The problem: Collect each line of the entries that holds the string "Write".

Source code of charts
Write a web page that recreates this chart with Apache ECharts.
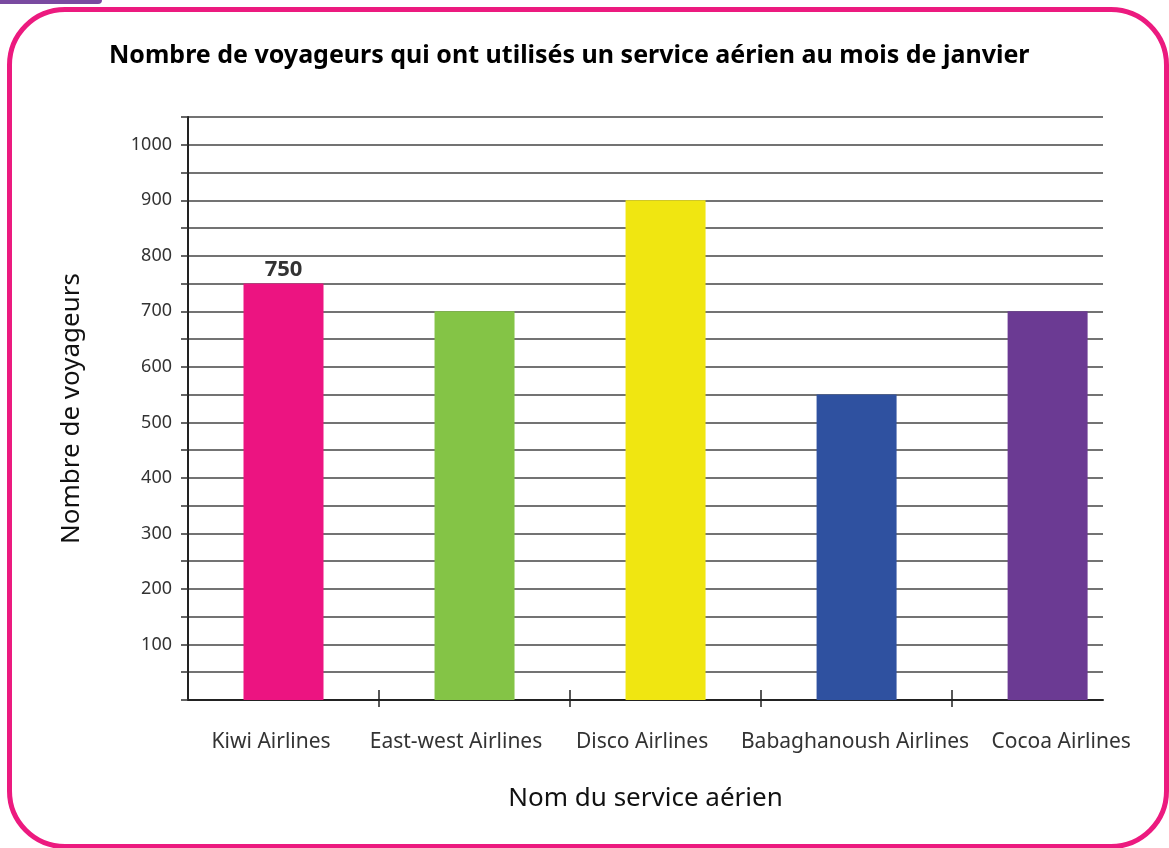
<!DOCTYPE html>
<html>
<head>
<meta charset="utf-8">
<script src="https://cdn.jsdelivr.net/npm/echarts@6/dist/echarts.min.js"></script>
<style>
  html, body { margin: 0; padding: 0; background: #fff; }
  #wrap { position: relative; width: 1169px; height: 848px; overflow: hidden; }
  #myChart { position: absolute; left: 0; top: 0; width: 1169px; height: 848px; }
  /* cadre rose arrondi */
  .cadre { position: absolute; left: 7px; top: 7px; width: 1152px; height: 832px;
           border: 5px solid #ec1a7f; border-radius: 58px; pointer-events: none; }
  .onglet { position: absolute; left: 0; top: 0; width: 102px; height: 4px;
            background: #7a4aa0; border-radius: 0 0 6px 0; }
</style>
</head>
<body>
<div id="wrap">
  <div id="myChart"></div>
  <div class="onglet"></div>
  <div class="cadre"></div>
</div>
<script>
  // données
  var categories = ['Kiwi Airlines', 'East-west Airlines', 'Disco Airlines', 'Babaghanoush Airlines', 'Cocoa Airlines'];
  var values = [750, 700, 900, 550, 700];
  var colors = ['#ec1481', '#84c446', '#f0e611', '#2f51a0', '#6b3a93'];
  var labelledBars = [0]; // seule la barre Kiwi porte sa valeur

  // graduations entre les barres, et place des noms (un peu décalés dans l'original)
  var tickPos = [1, 2, 3, 4];
  var labelPos = [0.435, 1.403, 2.377, 3.492, 4.571];

  var myChart = echarts.init(document.getElementById('myChart'));

  var barData = values.map(function (v, i) {
    return {
      value: [i + 0.5, v],
      itemStyle: { color: colors[i] },
      label: { show: labelledBars.indexOf(i) !== -1 }
    };
  });

  myChart.setOption({
    animation: false,
    title: {
      text: 'Nombre de voyageurs qui ont utilisés un service aérien au mois de janvier',
      left: 104,
      top: 38,
      textStyle: { fontFamily: 'Noto Sans', fontWeight: 'bold', fontSize: 25, color: '#000' }
    },
    grid: { left: 188, right: 66, top: 117, bottom: 148 },
    xAxis: [{
      type: 'value',
      min: 0,
      max: 4.79,
      name: 'Nom du service aérien',
      nameLocation: 'middle',
      nameGap: 86,
      nameTextStyle: { fontFamily: 'Noto Sans', fontSize: 26, color: '#111' },
      axisLine: { show: true, lineStyle: { color: '#222', width: 2 } },
      axisTick: { show: true, customValues: tickPos, length: 7, lineStyle: { color: '#222', width: 1.5 } },
      axisLabel: {
        customValues: labelPos,
        margin: 32,
        fontFamily: 'Noto Sans',
        fontSize: 21,
        color: '#333',
        formatter: function (v) {
          return categories[labelPos.indexOf(v)] || categories[Math.round(v - 0.5)];
        }
      },
      splitLine: { show: false }
    }, {
      type: 'value',
      min: 0,
      max: 4.79,
      position: 'bottom',
      axisLine: { show: false },
      axisTick: { show: true, inside: true, customValues: tickPos, length: 10, lineStyle: { color: '#222', width: 1.5 } },
      axisLabel: { show: false },
      splitLine: { show: false }
    }],
    yAxis: {
      type: 'value',
      min: 0,
      max: 1050,
      interval: 50,
      name: 'Nombre de voyageurs',
      nameLocation: 'middle',
      nameGap: 103,
      nameTextStyle: { fontFamily: 'Noto Sans', fontSize: 26, color: '#111' },
      axisLine: { show: true, lineStyle: { color: '#222', width: 2 } },
      axisTick: { show: true, length: 7, lineStyle: { color: '#333', width: 1.5 } },
      axisLabel: {
        margin: 16,
        fontFamily: 'Noto Sans',
        fontSize: 18,
        color: '#333',
        formatter: function (v) { return (v > 0 && v % 100 === 0) ? v : ''; }
      },
      splitLine: { show: true, lineStyle: { color: '#444', width: 1.5 } }
    },
    series: [{
      type: 'bar',
      barWidth: 80,
      data: barData,
      label: {
        position: 'top',
        distance: 3,
        fontFamily: 'Open Sans',
        fontWeight: 'bold',
        fontSize: 22,
        color: '#333',
        formatter: function (p) { return p.value[1]; }
      }
    }]
  });
</script>
</body>
</html>
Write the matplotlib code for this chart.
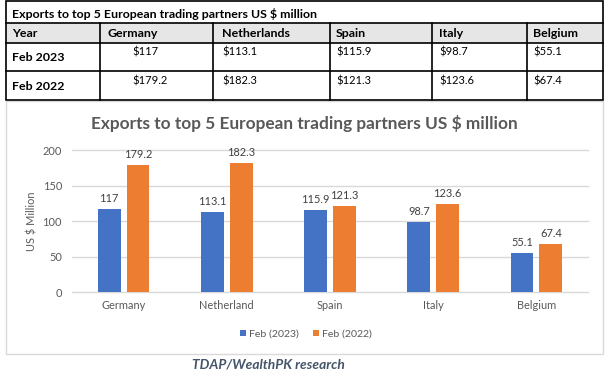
import matplotlib
matplotlib.use("Agg")
import matplotlib.pyplot as plt
import numpy as np
from matplotlib.patches import Rectangle

# ---------------- data ----------------
categories = ["Germany", "Netherland", "Spain", "Italy", "Belgium"]
table_columns = ["Year", "Germany", "Netherlands", "Spain", "Italy", "Belgium"]
row_names = ["Feb 2023", "Feb 2022"]
series_names = ["Feb (2023)", "Feb (2022)"]
feb_2023 = [117, 113.1, 115.9, 98.7, 55.1]
feb_2022 = [179.2, 182.3, 121.3, 123.6, 67.4]
y_ticks = [0, 50, 100, 150, 200]
title = "Exports to top 5 European trading partners US $ million"
y_label = "US $ Million"
caption = "TDAP/WealthPK research"

# ---------------- style ----------------
plt.rcParams['font.family'] = ['Lato', 'DejaVu Sans']
W, H = 613, 377
BLUE, ORANGE = "#4472C4", "#ED7D31"
GRAY_TXT = "#595959"
LBL_TXT = "#404040"
GRID = "#D9D9D9"

fig = plt.figure(figsize=(W / 100, H / 100), dpi=100)
renderer = fig.canvas.get_renderer()

bg = fig.add_axes([0, 0, 1, 1], zorder=0)
bg.set_xlim(0, W)
bg.set_ylim(H, 0)
bg.axis('off')


def size_for(s, target, **kw):
    t = bg.text(0, 0, s, fontsize=10, **kw)
    w = t.get_window_extent(renderer).width
    t.remove()
    return 10 * target / w


s_tb = size_for(title, 306, weight='bold')
s_tr = size_for("$113.1", 35)
s_title = size_for(title, 425, weight='bold')
s_tick = size_for("Germany", 44)
s_leg = size_for("Feb (2023)", 50)
s_cap = size_for(caption, 153, weight='bold', style='italic')

# ---------------- table ----------------
col_x = [6, 100, 213, 330, 432, 527, 603]
top, y_t, y_h, y_r1, bot = 1, 22.7, 43, 71, 99.5
bg.add_patch(Rectangle((col_x[0], y_t), col_x[-1] - col_x[0], y_h - y_t,
                       fc="#E7E6E6", ec="none", zorder=1))
bg.add_patch(Rectangle((col_x[0], top), col_x[-1] - col_x[0], bot - top,
                       fill=False, ec="black", lw=1.2, zorder=3))
for yy in (y_t, y_h, y_r1):
    bg.plot([col_x[0], col_x[-1]], [yy, yy], color="black", lw=1.2, zorder=3)
for xx in col_x[1:-1]:
    bg.plot([xx, xx], [y_t, bot], color="black", lw=1.2, zorder=3)

bg.text(12, 18.5, title, fontsize=s_tb, weight='bold', va='baseline', color="black")
hdr_x = [12, 108, 222, 336, 439, 533]
for hx, name in zip(hdr_x, table_columns):
    bg.text(hx, 37, name, fontsize=s_tb, weight='bold', va='baseline', color="black")

val_x = [132, 222, 336, 439, 533]
rows = [feb_2023, feb_2022]
name_base = [61, 90.3]
val_base = [55.5, 84.3]
for r, (rname, vals) in enumerate(zip(row_names, rows)):
    bg.text(12, name_base[r], rname, fontsize=s_tb, weight='bold', va='baseline', color="black")
    for vx, v in zip(val_x, vals):
        bg.text(vx, val_base[r], f"${v:g}", fontsize=s_tr, va='baseline', color="black")

# ---------------- chart box ----------------
bg.add_patch(Rectangle((6, 100.5), 597, 253.5, fill=False, ec=GRID, lw=1, zorder=1))

# ---------------- bar chart ----------------
y0_px, y200_px = 292.3, 150
ax = fig.add_axes([72 / W, (H - y0_px) / H, 516 / W, (y0_px - y200_px) / H], zorder=2)
ax.patch.set_alpha(0)
x = np.arange(len(categories))
bw, off = 0.22, 0.14
b1 = ax.bar(x - off, feb_2023, bw, color=BLUE, label=series_names[0], zorder=2)
b2 = ax.bar(x + off, feb_2022, bw, color=ORANGE, label=series_names[1], zorder=2)
for bars in (b1, b2):
    ax.bar_label(bars, fmt='%g', padding=3.6, fontsize=s_tick, color=LBL_TXT)

ax.set_xlim(-0.5, len(categories) - 0.5)
ax.set_ylim(0, 200)
ax.set_yticks(y_ticks)
ax.set_xticks(x, categories)
ax.grid(axis='y', color=GRID, lw=1, zorder=0)
ax.set_axisbelow(True)
for sp in ax.spines.values():
    sp.set_visible(False)
ax.tick_params(axis='both', length=0, labelsize=s_tick, labelcolor=GRAY_TXT)
ax.tick_params(axis='y', pad=7.2)
ax.tick_params(axis='x', pad=5.5)
for gl in ax.get_ygridlines():
    gl.set_clip_on(False)

bg.text(32, 221, y_label, rotation=90, ha='center', va='center', fontsize=s_tick, color=GRAY_TXT)
bg.text(304.5, 129.5, title, ha='center', va='baseline', fontsize=s_title, weight='bold', color=GRAY_TXT)

leg = fig.legend(handles=[b1, b2], loc='center', bbox_to_anchor=(306 / W, 1 - 334 / H),
                 ncol=2, frameon=False, fontsize=s_leg, handlelength=0.55, handleheight=0.55,
                 handletextpad=0.35, columnspacing=1.3, labelcolor=GRAY_TXT)

bg.text(268.5, 368.3, caption, ha='center', va='baseline', fontsize=s_cap,
        weight='bold', style='italic', color="#44546A")

fig.savefig("out.png", dpi=100)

Exercise result:
Write a web page that recreates this chart with Apache ECharts.
Write the matplotlib code for this chart.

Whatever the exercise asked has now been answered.